2024年1月、遂にビットコインの現物に投資するETFが上場しました。米国のブラックロック社が上場の承認申請を出してからというもの、常に承認審査の動向がビットコインをはじめとする相場に影響を与えてきました。そのETFが遂に上場を果たし、仮想通貨(暗号資産)界隈でも大きな注目を集めています。
そもそもこのビットコインETFとは一体どんな金融商品なのでしょうか。今さら聞けない、ビットコインETFの基本を解説します。
ビットコインETFとは
ETFとは、上場している投資信託のことです。さまざまな金融資産の価格と連動するように運用されており、例えば日経平均株価と連動するETFであれば、日経平均株価の値動きとETFの価格が連動しています。
つまり、ビットコインETFはビットコインの価格に連動するように運用されているETFのことです。
ビットコインETFに投資するメリット
ビットコインETFには、いくつかのメリットがあります。そのメリットは、主に3つです。
①証券取引所でビットコイン投資ができる
ビットコインは仮想通貨のため、購入や売却は仮想通貨取引所で行います。日本であればビットフライヤーやコインチェックなどが有名です。しかしながら仮想通貨にはそれ以外も海外の取引所などから購入する方法もありますが、日本で認可を得ていない取引所が多く、何かあった時に自分の資産を回収できないリスクがあります。
ビットコインETFは証券取引所に上場しており、証券会社の口座で手軽に売買ができます。証券取引所の上場審査はとても厳しく、財務体質に問題があるようなETFは上場が認められません。実質的にビットコインに投資しているのと同じ効果が得られる一方で、伝統的な金融システムを経由して売買ができるため、投資の安全度は飛躍的に向上します。
②利益に対する最高税率が低い
暗号資産による利益は他の所得と合算して申告をする必要があります。そのため、多くの利益を上げると最高税率は55%にもなってしまいます。

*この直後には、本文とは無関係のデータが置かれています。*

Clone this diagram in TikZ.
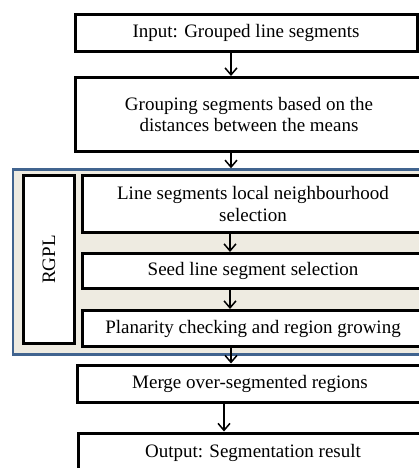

その一方で、株式やFXなどの投資で得られた利益に対しては分離課税の扱いになり、税率は一律で20.315%です。ビットコインは今後も価格の乱高下が予想されるため、利益を上げると大きな金額になる可能性があります。その時に最高税率が半分以下であることは、大きなメリットです。
③資産を管理しやすい
ETFは株式と同じ金融商品として位置づけられているので、ビットコインETFは証券会社の口座で保有できます。これに対して仮想通貨はウォレットなど保管方法が多数あり、それぞれ一長一短です。
伝統的な金融システムである証券口座はセキュリティ性が高く、株式と同じ感覚で暗号資産を管理できることは、投資家にとって安心感があります。
ビットコインETFの登場で価格は上がる?
仮想通貨初のETFとなるビットコインETFは、申請を検討している段階から大きく注目を集めてきました。ETFとして上場すると機関投資家など、これまで仮想通貨に投資をしてこなかった勢力の参入が予想されるため、「ビットコインETF上場=ビットコイン価格上昇=仮想通貨全体の価格上昇」という思惑が働きました。
しかし、現実は違いました。上場直後はビットコインも上昇したのですが、その後は急落する場面がありました。これはおそらく、ビットコインETF上場の話題が買いの思惑となって価格上昇を招いたものの、実際に上場を果たしたら利益確定の売りが出たものと思われます。「噂で勝って事実で売る」という株式投資の格言通りの値動きになったのかもしれません。
しかしながら機関投資家などからの資金流入が起きることは予想できるので、長期的には価格上昇する可能性が高いと見てよいでしょう。